As the launch of a film franchise, Friday the 13th left me wanting. That last scare is the best the movie has to offer, so I guess it makes sense that Jason (who is treated as a dream sequence here and not a real entity) would become the real killer in installments to come. With the first killer, Mrs. Voorhees, taken out by the time the credits roll, who else is supposed to carry this series? Jason makes as much logical sense as anyone, I guess, and with that one shot in the movie there's hope at least some of these movies might, eventually, actually be scary. We shall see...
The Killing Floor:
First Sin:
The camp counselors sing some pretty awful songs early on, but that's never been a reason to kill before (as much as they might deserve it). After that, though, two counselors break away from the group, late at night, to make out and get busy. That's the top, kill-worthy sin in these types of movies.

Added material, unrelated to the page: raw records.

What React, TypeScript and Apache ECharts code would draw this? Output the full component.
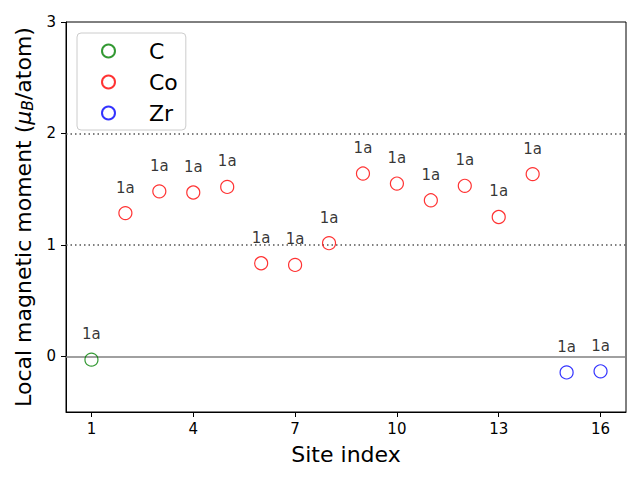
import React, { useEffect, useRef } from "react";
import * as echarts from "echarts";

const siteC = [1];
const momentC = [-0.03];
const siteCo = [2, 3, 4, 5, 6, 7, 8, 9, 10, 11, 12, 13, 14];
const momentCo = [1.285, 1.48, 1.47, 1.52, 0.835, 0.82, 1.015, 1.64, 1.55, 1.4, 1.53, 1.25, 1.635];
const siteZr = [15, 16];
const momentZr = [-0.145, -0.135];
const wyckoff = "1a";
const xTicks = [1, 4, 7, 10, 13, 16];
const yTicks = [0, 1, 2, 3];
const refLinesDotted = [1, 2];
const refLineSolid = [0];

const FONT = "DejaVu Sans";

function makeSeries(name: string, xs: number[], ys: number[], color: string, extra: any = {}) {
  return {
    name,
    type: "scatter",
    symbol: "circle",
    symbolSize: 13,
    data: xs.map((x, i) => [x, ys[i]]),
    itemStyle: { color: "rgba(255,255,255,0)", borderColor: color, borderWidth: 1.2 },
    label: {
      show: true,
      position: "top",
      distance: 11,
      formatter: () => wyckoff,
      color: "#000",
      fontFamily: FONT,
      fontSize: 15,
    },
    z: 5,
    ...extra,
  };
}

export default function App() {
  const ref = useRef<HTMLDivElement>(null);
  useEffect(() => {
    if (!ref.current) return;
    const chart = echarts.init(ref.current, null, { renderer: "svg" });
    chart.setOption({
      animation: false,
      backgroundColor: "#fff",
      textStyle: { fontFamily: FONT },
      grid: {
        left: 66,
        right: 14,
        top: 22,
        bottom: 68,
        show: true,
        borderColor: "#000",
        borderWidth: 1,
        backgroundColor: "transparent",
      },
      legend: {
        orient: "vertical",
        left: 77,
        top: 33,
        padding: [6, 8, 5, 24],
        itemWidth: 13,
        itemHeight: 13,
        itemGap: 7,
        borderColor: "#cccccc",
        borderWidth: 1,
        borderRadius: 4,
        backgroundColor: "#fff",
        textStyle: {
          fontFamily: FONT,
          fontSize: 22,
          color: "#000",
          lineHeight: 24,
          padding: [0, 0, 0, 29],
        },
        data: ["C", "Co", "Zr"],
      },
      xAxis: {
        type: "value",
        min: 0.25,
        max: 16.75,
        name: "Site index",
        nameLocation: "middle",
        nameGap: 31,
        nameTextStyle: { fontFamily: FONT, fontSize: 22, color: "#000" },
        splitLine: { show: false },
        axisLine: { show: true, onZero: false, lineStyle: { color: "#000" } },
        axisTick: { show: true, customValues: xTicks, length: 5, lineStyle: { color: "#000" } },
        axisLabel: { customValues: xTicks, fontFamily: FONT, fontSize: 15, color: "#000", margin: 9 },
      },
      yAxis: {
        type: "value",
        min: -0.5,
        max: 3,
        name: "{n|Local magnetic moment (}{i|μ}{s|B}{n|/atom)}",
        nameLocation: "middle",
        nameGap: 30,
        nameTextStyle: {
          fontFamily: FONT,
          fontSize: 22,
          color: "#000",
          rich: {
            n: { fontFamily: FONT, fontSize: 22, color: "#000" },
            i: { fontFamily: FONT, fontSize: 22, fontStyle: "italic", color: "#000" },
            s: { fontFamily: FONT, fontSize: 15.5, fontStyle: "italic", color: "#000", verticalAlign: "bottom", padding: [8, 0, 0, 0] },
          },
        },
        splitLine: { show: false },
        axisLine: { show: true, onZero: false, lineStyle: { color: "#000" } },
        axisTick: { show: true, customValues: yTicks, length: 5, lineStyle: { color: "#000" } },
        axisLabel: { customValues: yTicks, fontFamily: FONT, fontSize: 15, color: "#000", margin: 10 },
      },
      series: [
        makeSeries("C", siteC, momentC, "#008000", {
          markLine: {
            silent: true,
            symbol: "none",
            label: { show: false },
            data: [
              ...refLinesDotted.map((v) => ({ yAxis: v, lineStyle: { type: [1.5, 3], color: "#555", width: 1.5 } })),
              ...refLineSolid.map((v) => ({ yAxis: v, lineStyle: { type: "solid", color: "#808080", width: 1.5 } })),
            ],
          },
        }),
        makeSeries("Co", siteCo, momentCo, "#ff0000"),
        makeSeries("Zr", siteZr, momentZr, "#0000ff"),
      ],
    });
    return () => chart.dispose();
  }, []);
  return <div ref={ref} style={{ width: 640, height: 480, position: "absolute", left: 0, top: 0 }} />;
}
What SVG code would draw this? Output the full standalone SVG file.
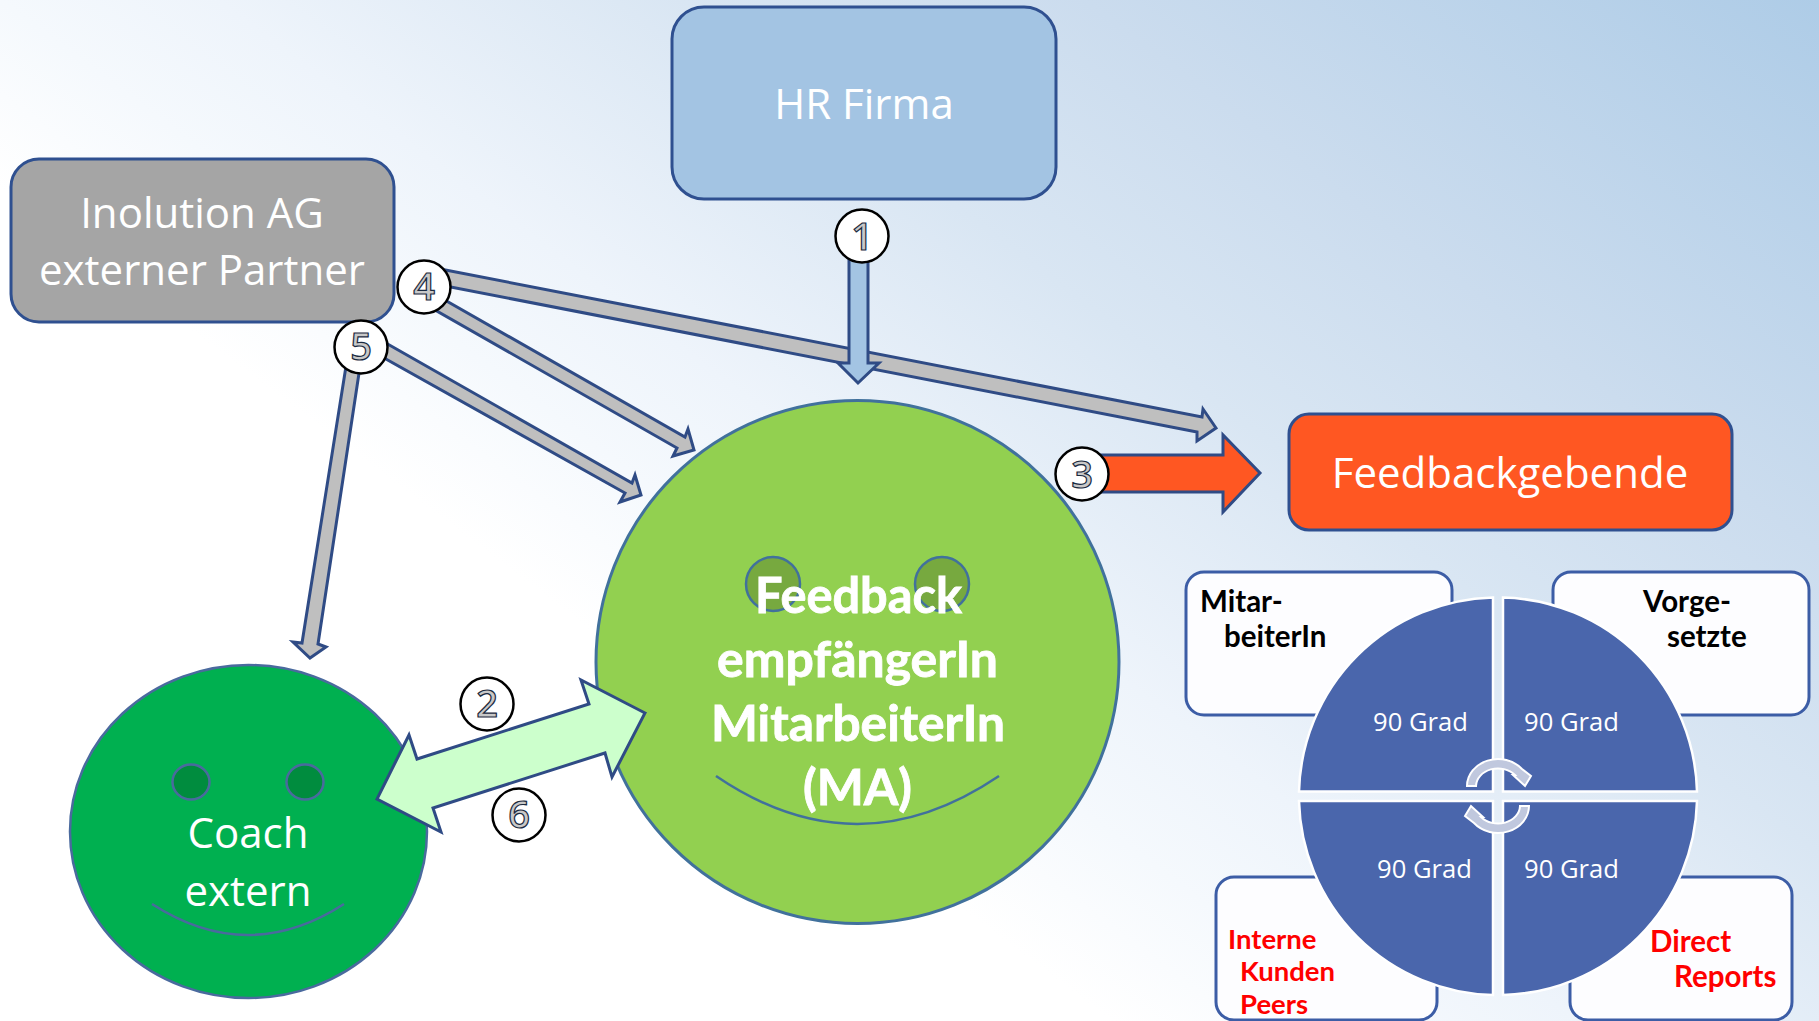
<svg xmlns="http://www.w3.org/2000/svg" width="1819" height="1021" viewBox="0 0 1819 1021">
<defs>
<linearGradient id="bg" gradientUnits="userSpaceOnUse" x1="0" y1="187.5" x2="744.6" y2="-805.3">
<stop offset="0" stop-color="#ffffff"/><stop offset="0.121" stop-color="#f5f9fd"/><stop offset="0.226" stop-color="#eef4fb"/><stop offset="0.45" stop-color="#d9e6f3"/><stop offset="0.645" stop-color="#cbdcee"/><stop offset="1" stop-color="#aecce7"/>
</linearGradient>
<style>
text{font-family:"Open Sans","Noto Sans","Liberation Sans",sans-serif}
.lbl{fill:#fff;text-anchor:middle;font-size:42px}
.big{font-family:Lato,"Open Sans",sans-serif;fill:#fff;stroke:#fff;stroke-width:0.8;font-size:49px;font-weight:700}
.deg{fill:#fff;font-size:25.6px}
.blk,.red{font-family:Lato,"Liberation Sans",sans-serif;font-weight:700;font-size:29.5px}
.blk{fill:#000}.red{fill:#f00}.sm{font-size:27.5px}
.box{stroke:#2f5090;stroke-width:3}
.card{fill:#fdfdff;stroke:#3c5da6;stroke-width:3}
.arrow{stroke:#2f4b85;stroke-width:3;stroke-linejoin:miter}
.gray{fill:#bfbfbf}
.pie{fill:#4a66ac;stroke:#fff;stroke-width:2.5}
.cyc{fill:#c0c8de;stroke:#fff;stroke-width:2}
.badge{fill:#fff;stroke:#000;stroke-width:2.5}
.num{fill:#c8c8c8;stroke:#1a2a40;stroke-width:1.2;text-anchor:middle;font-size:38px;font-weight:600}
.eye{stroke:#41719c;stroke-width:2.5}
.smile{fill:none;stroke-width:2.5;stroke:#41719c}
.coachline{stroke:#4a6a9e}
</style>
</defs>
<rect width="1819" height="1021" fill="url(#bg)"/>

<g id="node-hr"><rect class="box" x="672" y="7" width="384" height="192" rx="32" fill="#a3c4e3"/><text class="lbl" x="864" y="119">HR Firma</text></g>
<g id="node-inolution"><rect class="box" x="11" y="159" width="383" height="163" rx="28" fill="#a5a5a5"/><text class="lbl" x="202" y="228">Inolution AG</text><text class="lbl" x="202" y="285">externer Partner</text></g>
<g id="node-feedbackgebende"><rect class="box" x="1289" y="414" width="443" height="116" rx="20" fill="#ff5722"/><text class="lbl" x="1510" y="488">Feedbackgebende</text></g>
<g id="node-ma"><circle cx="857.5" cy="662" r="261.5" fill="#92d050" stroke="#41719c" stroke-width="3"/>
<circle class="eye" cx="773" cy="584" r="27" fill="#77a93f"/><circle class="eye" cx="942" cy="584" r="27" fill="#77a93f"/>
<path class="smile" d="M716 776Q857 872 999 776"/>
<text class="big" x="755" y="613" textLength="207" lengthAdjust="spacingAndGlyphs">Feedback</text><text class="big" x="717" y="677" textLength="281" lengthAdjust="spacingAndGlyphs">empfängerIn</text><text class="big" x="711" y="741" textLength="294" lengthAdjust="spacingAndGlyphs">MitarbeiterIn</text><text class="big" x="803" y="805" textLength="109" lengthAdjust="spacingAndGlyphs">(MA)</text></g>
<g id="node-coach"><ellipse class="coachline" cx="248.5" cy="831.5" rx="178.5" ry="166.5" fill="#00b050" stroke-width="2.5"/>
<ellipse class="eye coachline" cx="191" cy="782" rx="18.5" ry="17.5" fill="#008c3e"/><ellipse class="eye coachline" cx="305" cy="782" rx="18.5" ry="17.5" fill="#008c3e"/>
<path class="smile coachline" d="M152 904Q248 966 344 904"/>
<text class="lbl" x="248" y="848">Coach</text><text class="lbl" x="248" y="906">extern</text></g>

<g id="node-mitarbeiter"><rect class="card" x="1186" y="572" width="266" height="143" rx="18"/><text class="blk" x="1200" y="612">Mitar-</text><text class="blk" x="1224" y="647">beiterIn</text></g>
<g id="node-vorgesetzte"><rect class="card" x="1553" y="572" width="256" height="143" rx="18"/><text class="blk" x="1643" y="612">Vorge-</text><text class="blk" x="1667" y="647">setzte</text></g>
<g id="node-interne"><rect class="card" x="1216" y="877" width="221" height="143" rx="18"/><text class="red sm" x="1228" y="949">Interne</text><text class="red sm" x="1240" y="981">Kunden</text><text class="red sm" x="1240" y="1014">Peers</text></g>
<g id="node-direct"><rect class="card" x="1570" y="877" width="222" height="143" rx="18"/><text class="red" x="1650" y="952">Direct</text><text class="red" x="1674" y="987">Reports</text></g>

<g id="node-q1"><path class="pie" d="M1493 791.5H1299A199 199 0 0 1 1493 597.5Z"/><text class="deg" x="1373" y="731">90 Grad</text></g>
<g id="node-q2"><path class="pie" d="M1503 791.5H1697A199 199 0 0 0 1503 597.5Z"/><text class="deg" x="1524" y="731">90 Grad</text></g>
<g id="node-q3"><path class="pie" d="M1493 801H1299A199 199 0 0 0 1493 995Z"/><text class="deg" x="1377" y="878">90 Grad</text></g>
<g id="node-q4"><path class="pie" d="M1503 801H1697A199 199 0 0 1 1503 995Z"/><text class="deg" x="1524" y="878">90 Grad</text></g>
<g id="node-cycle">
<path class="cyc" d="M1467 786A31 27 0 0 1 1522 769L1531 776L1525 786L1513 775L1515 775A22 18 0 0 0 1476 786Z"/>
<path class="cyc" d="M1529 806A31 27 0 0 1 1474 823L1465 816L1471 806L1483 817L1481 817A22 18 0 0 0 1520 806Z"/>
</g>

<g id="connectors">
<path class="arrow gray" d="M430 267L1202 417L1203 409L1216 428L1197 441L1197 432L430 283Z"/>
<path class="arrow gray" d="M429 291L685 437L688 429L694 450L673 456L677 448L421 302Z"/>
<path class="arrow gray" d="M370 334L632 483L635 475L641 495L620 502L625 493L368 349Z"/>
<path class="arrow gray" d="M347 360L302 643L293 642L310 658L326 647L318 644L361 360Z"/>
<path class="arrow" fill="#a3c4e3" d="M849 240V363H838L858 383L879 363H868V240Z"/>
<path class="arrow" fill="#ff5722" d="M1085 455H1223V435L1260 473L1223 512V492H1085Z"/>
<path class="arrow" fill="#ccffcc" d="M645 713L581 680L589 704L417 759L409 735L377 799L441 832L433 808L605 753L612 777Z"/>
</g>

<g id="node-n1"><circle class="badge" cx="862" cy="236" r="26.5"/><text class="num" x="862" y="250">1</text></g>
<g id="node-n2"><circle class="badge" cx="487" cy="704" r="26.5"/><text class="num" x="487" y="717">2</text></g>
<g id="node-n3"><circle class="badge" cx="1082" cy="474" r="26.5"/><text class="num" x="1082" y="488">3</text></g>
<g id="node-n4"><circle class="badge" cx="424" cy="287" r="26.5"/><text class="num" x="424" y="300">4</text></g>
<g id="node-n5"><circle class="badge" cx="361" cy="347" r="26.5"/><text class="num" x="361" y="360">5</text></g>
<g id="node-n6"><circle class="badge" cx="519" cy="815" r="26.5"/><text class="num" x="519" y="828">6</text></g>
</svg>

Of course, that sin happened in the past. As far as the 1980 crew of counselors, I think we need an (dis)honorable mention for the guy who wore pants with suspenders and no shirt. That's about as worse a sin as I can think of.
First Kill:
Those two (past) counselors don't get very far into the making out before they're interrupted by the killer and stabbed. We don't actually see the girl get stabbed, just her scream of terror as we zoom in to a fade out, but the boy gets to bleed for a bit. It's not a lot of gore, but it does happen pretty quickly into the movie, so it's a decent warm up to the main event.
Final Body Count:
The two early counselors, plus seven more from the attempted camp reopening, for a total of nine. Plus the killer, of course, since this is one of the rare movies where the killer doesn't come back in the sequel.